TASK INPUTS ->
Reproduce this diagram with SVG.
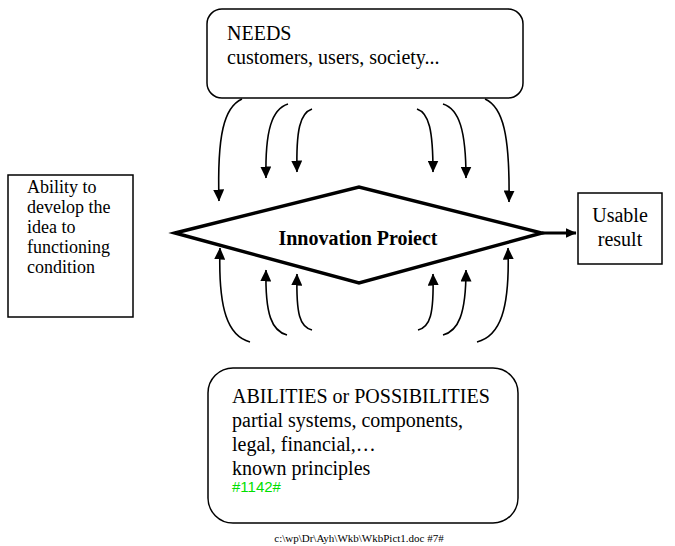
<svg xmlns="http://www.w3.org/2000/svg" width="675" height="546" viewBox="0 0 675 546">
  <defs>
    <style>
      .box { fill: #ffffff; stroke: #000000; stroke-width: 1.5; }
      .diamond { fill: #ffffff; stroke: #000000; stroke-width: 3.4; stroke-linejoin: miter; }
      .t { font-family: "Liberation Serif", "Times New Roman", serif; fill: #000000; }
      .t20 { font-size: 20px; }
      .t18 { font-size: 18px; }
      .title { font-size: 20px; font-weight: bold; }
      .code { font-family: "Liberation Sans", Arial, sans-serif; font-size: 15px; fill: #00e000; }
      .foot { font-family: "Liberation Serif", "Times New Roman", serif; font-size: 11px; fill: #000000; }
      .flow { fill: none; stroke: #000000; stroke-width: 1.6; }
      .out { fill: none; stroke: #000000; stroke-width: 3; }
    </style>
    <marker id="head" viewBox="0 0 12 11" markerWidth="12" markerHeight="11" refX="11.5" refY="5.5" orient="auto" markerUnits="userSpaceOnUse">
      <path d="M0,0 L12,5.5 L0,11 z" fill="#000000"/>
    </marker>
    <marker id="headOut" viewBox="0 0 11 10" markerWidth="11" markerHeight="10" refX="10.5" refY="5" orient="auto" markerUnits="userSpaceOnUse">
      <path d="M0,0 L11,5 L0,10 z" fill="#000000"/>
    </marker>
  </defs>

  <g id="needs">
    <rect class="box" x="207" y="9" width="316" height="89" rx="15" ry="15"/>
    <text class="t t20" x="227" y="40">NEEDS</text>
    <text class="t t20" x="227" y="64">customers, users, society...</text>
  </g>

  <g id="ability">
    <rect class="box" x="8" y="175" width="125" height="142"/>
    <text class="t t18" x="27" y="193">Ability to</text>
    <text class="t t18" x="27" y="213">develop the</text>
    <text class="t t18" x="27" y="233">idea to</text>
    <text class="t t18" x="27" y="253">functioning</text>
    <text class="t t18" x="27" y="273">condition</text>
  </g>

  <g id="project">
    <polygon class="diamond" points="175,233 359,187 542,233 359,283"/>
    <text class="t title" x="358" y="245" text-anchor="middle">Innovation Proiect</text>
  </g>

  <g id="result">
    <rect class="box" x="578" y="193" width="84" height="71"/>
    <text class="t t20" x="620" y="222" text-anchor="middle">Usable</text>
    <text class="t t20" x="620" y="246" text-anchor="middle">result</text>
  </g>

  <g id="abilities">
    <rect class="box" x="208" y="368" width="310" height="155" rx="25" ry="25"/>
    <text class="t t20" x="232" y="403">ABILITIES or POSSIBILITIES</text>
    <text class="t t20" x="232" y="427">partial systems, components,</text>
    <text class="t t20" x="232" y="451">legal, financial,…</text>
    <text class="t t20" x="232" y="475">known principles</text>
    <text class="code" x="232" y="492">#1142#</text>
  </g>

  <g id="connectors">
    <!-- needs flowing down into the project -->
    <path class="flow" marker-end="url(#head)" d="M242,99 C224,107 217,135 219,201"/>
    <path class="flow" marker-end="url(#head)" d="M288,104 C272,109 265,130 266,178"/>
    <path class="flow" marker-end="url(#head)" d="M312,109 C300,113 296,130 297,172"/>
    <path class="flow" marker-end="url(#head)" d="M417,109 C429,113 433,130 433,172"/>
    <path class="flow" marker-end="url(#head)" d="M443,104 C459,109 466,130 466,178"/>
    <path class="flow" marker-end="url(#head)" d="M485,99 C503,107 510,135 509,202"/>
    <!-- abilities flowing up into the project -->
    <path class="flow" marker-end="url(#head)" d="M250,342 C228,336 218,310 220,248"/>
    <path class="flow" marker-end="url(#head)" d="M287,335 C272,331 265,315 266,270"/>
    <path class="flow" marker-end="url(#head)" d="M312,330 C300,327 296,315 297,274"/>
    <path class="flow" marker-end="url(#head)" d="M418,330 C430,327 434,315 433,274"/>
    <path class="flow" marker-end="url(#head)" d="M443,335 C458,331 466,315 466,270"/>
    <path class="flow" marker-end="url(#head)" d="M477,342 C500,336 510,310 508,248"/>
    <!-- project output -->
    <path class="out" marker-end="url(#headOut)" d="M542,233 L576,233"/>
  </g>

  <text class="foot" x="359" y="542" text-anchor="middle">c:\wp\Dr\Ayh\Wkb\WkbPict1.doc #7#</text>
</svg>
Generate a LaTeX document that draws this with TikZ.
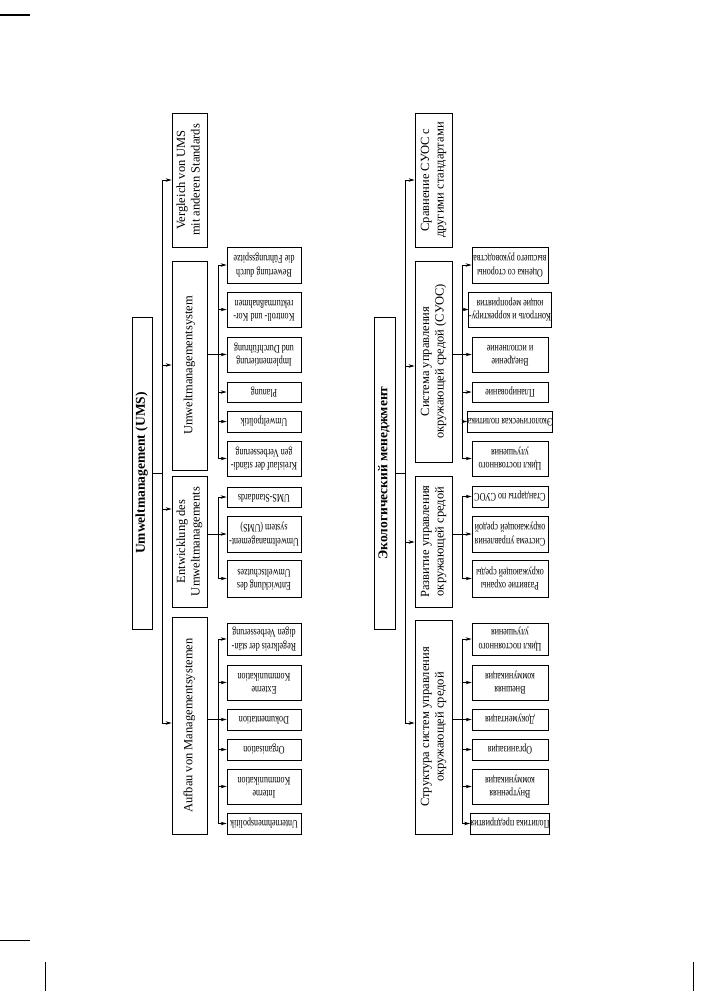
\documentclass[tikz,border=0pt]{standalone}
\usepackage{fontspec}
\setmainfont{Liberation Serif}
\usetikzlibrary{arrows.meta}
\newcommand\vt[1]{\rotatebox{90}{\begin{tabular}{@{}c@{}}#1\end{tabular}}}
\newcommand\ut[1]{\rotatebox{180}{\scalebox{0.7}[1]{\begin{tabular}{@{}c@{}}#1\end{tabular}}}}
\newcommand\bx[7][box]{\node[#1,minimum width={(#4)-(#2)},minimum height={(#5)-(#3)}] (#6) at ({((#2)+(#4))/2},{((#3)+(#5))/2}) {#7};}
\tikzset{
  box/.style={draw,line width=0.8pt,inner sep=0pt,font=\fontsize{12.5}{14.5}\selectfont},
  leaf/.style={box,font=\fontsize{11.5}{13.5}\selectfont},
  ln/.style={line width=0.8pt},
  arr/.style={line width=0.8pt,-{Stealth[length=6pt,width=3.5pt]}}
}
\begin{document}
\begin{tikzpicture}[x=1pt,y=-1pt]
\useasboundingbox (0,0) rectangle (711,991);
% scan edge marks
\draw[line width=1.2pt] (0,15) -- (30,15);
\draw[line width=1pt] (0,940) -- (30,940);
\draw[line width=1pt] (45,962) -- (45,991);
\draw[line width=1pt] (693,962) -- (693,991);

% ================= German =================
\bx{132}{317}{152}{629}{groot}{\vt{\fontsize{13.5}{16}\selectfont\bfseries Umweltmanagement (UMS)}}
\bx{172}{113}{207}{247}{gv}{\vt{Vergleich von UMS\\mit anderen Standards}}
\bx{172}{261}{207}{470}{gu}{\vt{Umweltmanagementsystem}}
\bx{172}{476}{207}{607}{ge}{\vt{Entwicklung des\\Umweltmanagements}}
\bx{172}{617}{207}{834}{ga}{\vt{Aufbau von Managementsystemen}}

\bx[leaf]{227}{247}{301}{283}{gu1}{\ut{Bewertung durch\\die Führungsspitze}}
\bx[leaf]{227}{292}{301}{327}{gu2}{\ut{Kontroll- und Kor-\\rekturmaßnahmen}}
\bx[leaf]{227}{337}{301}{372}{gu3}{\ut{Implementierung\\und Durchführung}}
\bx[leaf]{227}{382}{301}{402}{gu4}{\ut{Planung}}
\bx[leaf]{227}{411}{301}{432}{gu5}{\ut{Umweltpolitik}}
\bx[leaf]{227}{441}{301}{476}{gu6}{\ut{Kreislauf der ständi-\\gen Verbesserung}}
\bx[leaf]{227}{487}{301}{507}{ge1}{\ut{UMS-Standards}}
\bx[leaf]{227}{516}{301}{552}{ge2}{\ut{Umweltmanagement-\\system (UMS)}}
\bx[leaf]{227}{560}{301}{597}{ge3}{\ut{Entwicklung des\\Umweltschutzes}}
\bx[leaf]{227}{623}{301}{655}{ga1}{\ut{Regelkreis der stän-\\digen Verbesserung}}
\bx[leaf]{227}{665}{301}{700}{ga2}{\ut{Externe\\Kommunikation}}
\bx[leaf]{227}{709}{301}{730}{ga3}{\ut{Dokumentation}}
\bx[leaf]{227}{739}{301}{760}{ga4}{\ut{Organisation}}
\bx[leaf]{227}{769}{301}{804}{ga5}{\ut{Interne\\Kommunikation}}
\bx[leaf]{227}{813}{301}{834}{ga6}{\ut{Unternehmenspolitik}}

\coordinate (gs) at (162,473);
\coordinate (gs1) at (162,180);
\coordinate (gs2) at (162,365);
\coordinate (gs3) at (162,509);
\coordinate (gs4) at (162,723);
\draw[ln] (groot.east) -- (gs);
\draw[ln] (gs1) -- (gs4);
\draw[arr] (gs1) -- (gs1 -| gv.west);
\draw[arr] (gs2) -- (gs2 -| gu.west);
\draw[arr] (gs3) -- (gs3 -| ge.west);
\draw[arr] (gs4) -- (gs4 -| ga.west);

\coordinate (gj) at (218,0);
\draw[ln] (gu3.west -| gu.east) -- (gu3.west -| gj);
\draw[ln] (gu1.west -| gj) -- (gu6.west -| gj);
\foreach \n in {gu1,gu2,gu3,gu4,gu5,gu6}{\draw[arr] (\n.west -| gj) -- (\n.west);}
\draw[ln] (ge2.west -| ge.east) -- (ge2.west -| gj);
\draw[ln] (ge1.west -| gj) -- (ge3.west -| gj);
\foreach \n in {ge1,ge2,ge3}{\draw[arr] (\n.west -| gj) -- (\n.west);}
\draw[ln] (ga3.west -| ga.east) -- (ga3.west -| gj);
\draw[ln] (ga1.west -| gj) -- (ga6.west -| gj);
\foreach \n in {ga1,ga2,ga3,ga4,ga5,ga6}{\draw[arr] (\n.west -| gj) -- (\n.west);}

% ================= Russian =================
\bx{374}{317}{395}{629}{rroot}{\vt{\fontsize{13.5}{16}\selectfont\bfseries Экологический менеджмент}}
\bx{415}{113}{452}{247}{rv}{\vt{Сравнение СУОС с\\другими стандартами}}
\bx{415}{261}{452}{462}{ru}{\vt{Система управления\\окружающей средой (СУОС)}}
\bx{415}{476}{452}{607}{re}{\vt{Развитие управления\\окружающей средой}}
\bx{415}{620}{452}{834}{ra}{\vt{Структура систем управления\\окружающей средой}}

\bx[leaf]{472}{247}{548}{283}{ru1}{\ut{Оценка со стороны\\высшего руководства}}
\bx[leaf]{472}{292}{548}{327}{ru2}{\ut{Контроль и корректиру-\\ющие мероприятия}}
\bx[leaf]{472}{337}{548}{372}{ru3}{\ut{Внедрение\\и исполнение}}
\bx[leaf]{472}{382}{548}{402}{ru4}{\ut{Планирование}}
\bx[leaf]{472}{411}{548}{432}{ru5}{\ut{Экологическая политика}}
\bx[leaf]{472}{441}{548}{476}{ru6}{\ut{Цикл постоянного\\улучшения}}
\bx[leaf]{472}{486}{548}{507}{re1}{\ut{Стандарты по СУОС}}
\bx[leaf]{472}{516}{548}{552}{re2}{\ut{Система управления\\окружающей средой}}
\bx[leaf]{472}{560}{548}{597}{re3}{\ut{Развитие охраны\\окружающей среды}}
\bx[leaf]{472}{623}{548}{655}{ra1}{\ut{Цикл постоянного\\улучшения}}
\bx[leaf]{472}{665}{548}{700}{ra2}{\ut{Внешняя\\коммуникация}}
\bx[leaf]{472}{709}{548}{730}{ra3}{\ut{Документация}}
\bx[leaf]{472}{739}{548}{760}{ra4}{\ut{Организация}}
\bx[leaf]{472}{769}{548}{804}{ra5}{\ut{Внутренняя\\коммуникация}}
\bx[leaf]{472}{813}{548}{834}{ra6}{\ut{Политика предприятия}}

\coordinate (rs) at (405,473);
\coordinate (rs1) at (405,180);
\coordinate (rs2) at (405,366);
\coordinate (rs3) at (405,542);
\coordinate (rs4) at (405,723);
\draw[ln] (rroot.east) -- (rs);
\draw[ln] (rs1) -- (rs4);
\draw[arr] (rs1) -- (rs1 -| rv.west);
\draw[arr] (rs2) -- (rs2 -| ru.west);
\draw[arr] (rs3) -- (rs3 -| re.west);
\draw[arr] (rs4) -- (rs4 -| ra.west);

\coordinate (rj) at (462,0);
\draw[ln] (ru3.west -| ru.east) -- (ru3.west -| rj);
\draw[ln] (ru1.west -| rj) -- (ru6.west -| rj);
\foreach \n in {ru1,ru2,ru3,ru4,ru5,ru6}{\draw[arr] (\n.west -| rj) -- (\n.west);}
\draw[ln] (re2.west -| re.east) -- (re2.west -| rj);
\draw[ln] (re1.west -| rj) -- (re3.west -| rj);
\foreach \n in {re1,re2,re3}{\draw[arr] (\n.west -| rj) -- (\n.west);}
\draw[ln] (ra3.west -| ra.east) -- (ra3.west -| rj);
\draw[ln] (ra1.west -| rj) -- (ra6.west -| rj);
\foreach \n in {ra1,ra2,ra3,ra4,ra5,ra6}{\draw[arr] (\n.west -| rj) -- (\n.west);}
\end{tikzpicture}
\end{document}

WHAT THE TASK REQUIRES ->
Return the material from the line containing "Generate a LaTeX" through the line containing "(693,962) -- (693,991);", exactly and in full, but without its pictures.

SOLUTION FOR THIS PROBLEM ->
Generate a LaTeX document that draws this with TikZ.
\documentclass[tikz,border=0pt]{standalone}
\usepackage{fontspec}
\setmainfont{Liberation Serif}
\usetikzlibrary{arrows.meta}
\newcommand\vt[1]{\rotatebox{90}{\begin{tabular}{@{}c@{}}#1\end{tabular}}}
\newcommand\ut[1]{\rotatebox{180}{\scalebox{0.7}[1]{\begin{tabular}{@{}c@{}}#1\end{tabular}}}}
\newcommand\bx[7][box]{\node[#1,minimum width={(#4)-(#2)},minimum height={(#5)-(#3)}] (#6) at ({((#2)+(#4))/2},{((#3)+(#5))/2}) {#7};}
\tikzset{
  box/.style={draw,line width=0.8pt,inner sep=0pt,font=\fontsize{12.5}{14.5}\selectfont},
  leaf/.style={box,font=\fontsize{11.5}{13.5}\selectfont},
  ln/.style={line width=0.8pt},
  arr/.style={line width=0.8pt,-{Stealth[length=6pt,width=3.5pt]}}
}
\begin{document}
\begin{tikzpicture}[x=1pt,y=-1pt]
\useasboundingbox (0,0) rectangle (711,991);
% scan edge marks
\draw[line width=1.2pt] (0,15) -- (30,15);
\draw[line width=1pt] (0,940) -- (30,940);
\draw[line width=1pt] (45,962) -- (45,991);
\draw[line width=1pt] (693,962) -- (693,991);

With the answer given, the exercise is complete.